Federal prosecutors say they're prepared
Bosse was the second death row inmate to have his conviction overturned in the wake of the McGirt decision.
The first was Patrick Murphy, a member of the Muscogee (Creek) Nation, whose appeal was heard by the U.S. Supreme Court before the McGirt case. The high court deadlocked 4-4 on the Murphy case after Justice Neil Gorsuch recused himself. The court then took up the case of Jimcy McGirt, an Indian convicted of raping a young girl. McGirt's crime, like Murphy's, was committed within the historical Creek reservation.
After the court ruled 5-4 that McGirt should have been tried in federal — rather than state court — he was indicted by a federal grand jury in Muskogee and convicted in November of two counts of Aggravated Sexual Abuse In Indian Country, and one count of Abusive Sexual Contact in Indian Country.
Murphy has been charged with murder and kidnapping in federal court in Muskogee.
Clint Johnson, the acting U.S. attorney for the Northern District of Oklahoma, based in Tulsa, said Thursday, “So far in 2021, the Northern District of Oklahoma has welcomed a team of new Assistant U.S. Attorneys, legal support staff and victim specialists to help address the increased caseload resulting from the changing jurisdictional landscape in Oklahoma, and we continue to advocate for more federal resources.
“Rest assured, our office will work in close partnership with local District Attorneys, the Cherokee Nation Attorney General as well as local, state, tribal, and federal law enforcement agencies to ensure the continued provision of public safety for the people of northeastern Oklahoma.”

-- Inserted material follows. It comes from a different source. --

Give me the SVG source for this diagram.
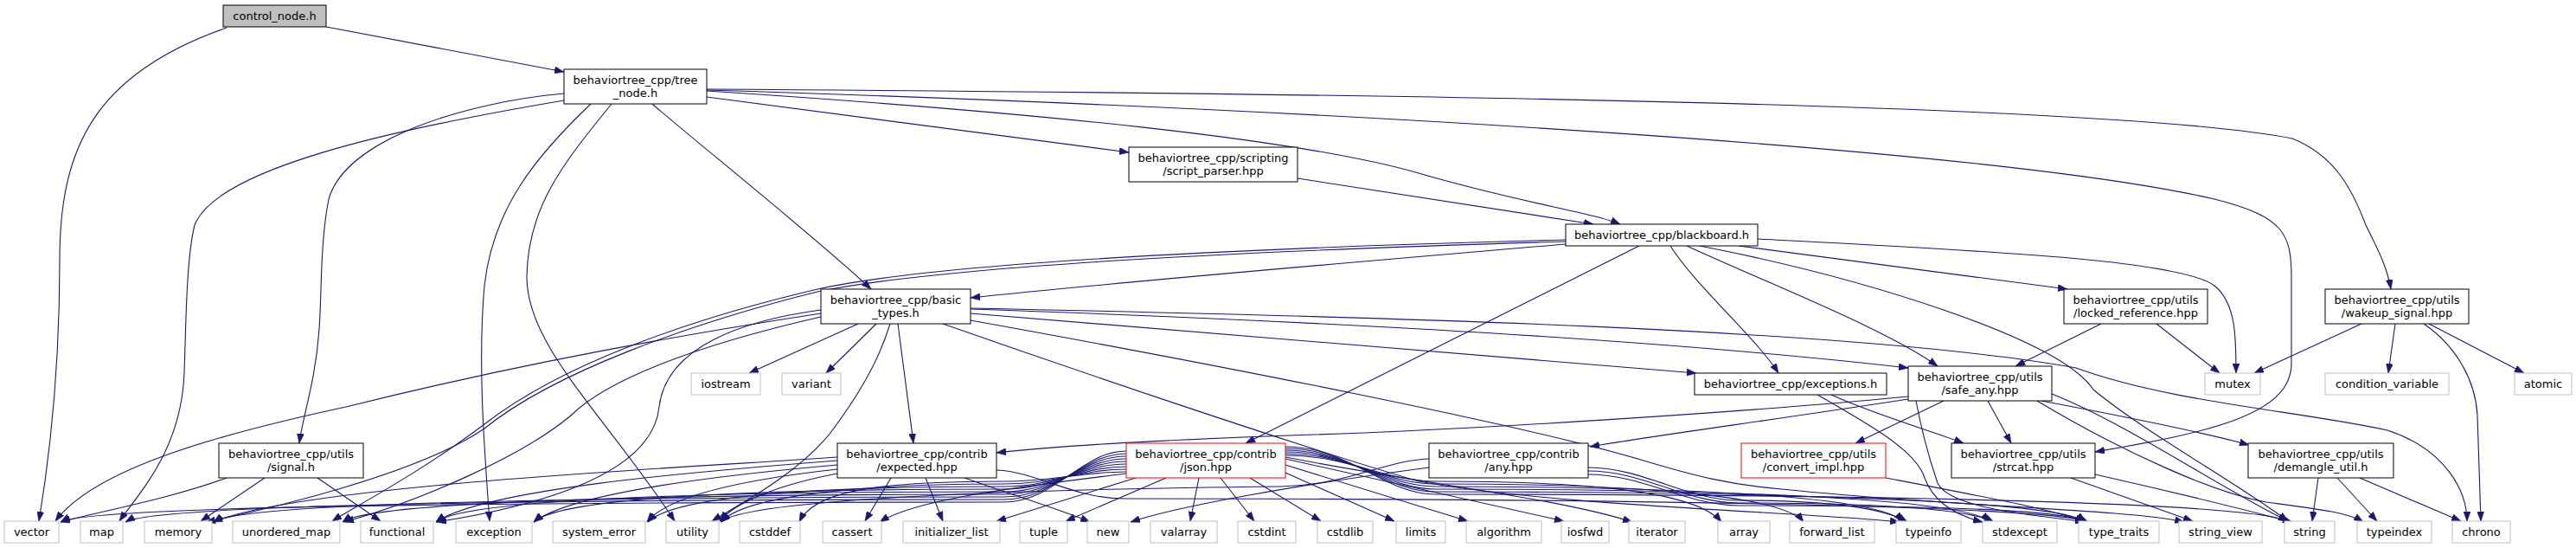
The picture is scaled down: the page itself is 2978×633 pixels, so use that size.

Robert J. Troester, acting U.S. Attorney for the Western District of Oklahoma, based in Oklahoma City, said, “Since last year’s Supreme Court decision in McGirt, we have been working closely with our tribal, federal, state, and local law enforcement partners to prepare for today’s decision and to protect those living within the boundaries of the Chickasaw Nation. Our office will continue the ethical, vigorous, fair, and impartial enforcement of the laws of the United States for the benefit of our communities.”